Which data center construction job pays the most?

Design directors and senior commissioning engineers earn the most, with median base pay of $182,000 and total compensation often above $250,000. Construction managers running hyperscale projects also clear $180,000 regularly. Among trades, medium voltage electricians and liquid cooling HVAC technicians earn the highest hourly rates.

Do you need a degree to work in data center construction?

No degree is required for most skilled trades and data center technician roles. A high school diploma plus trade school, an apprenticeship, or military experience is enough to start. Engineering and management roles do typically require a bachelor’s degree in a relevant field.

How long does it take to become a data center technician?

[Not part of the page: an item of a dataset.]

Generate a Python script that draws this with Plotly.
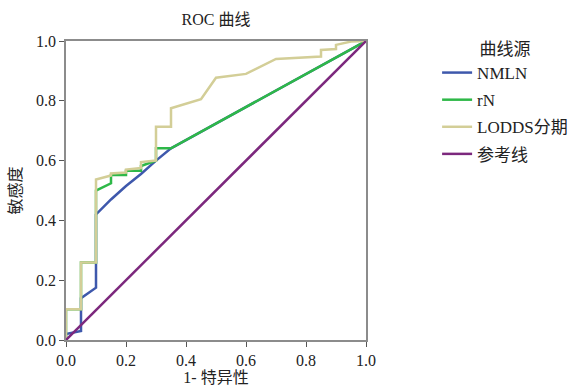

Most people can land a data center technician role within 12 to 16 weeks through hyperscaler training programs like Microsoft Datacenter Academy or AWS Workforce Accelerator. Without a training program, expect three to six months of self-study and certification work plus active job applications.

Are data center construction jobs in demand in 2026?

Yes, demand is at an all-time high. Hyperscalers are building more capacity than ever to support AI and cloud workloads, and the industry has tens of thousands of unfilled openings across construction and operations. Workers with liquid cooling experience and commissioning skills are in the strongest position.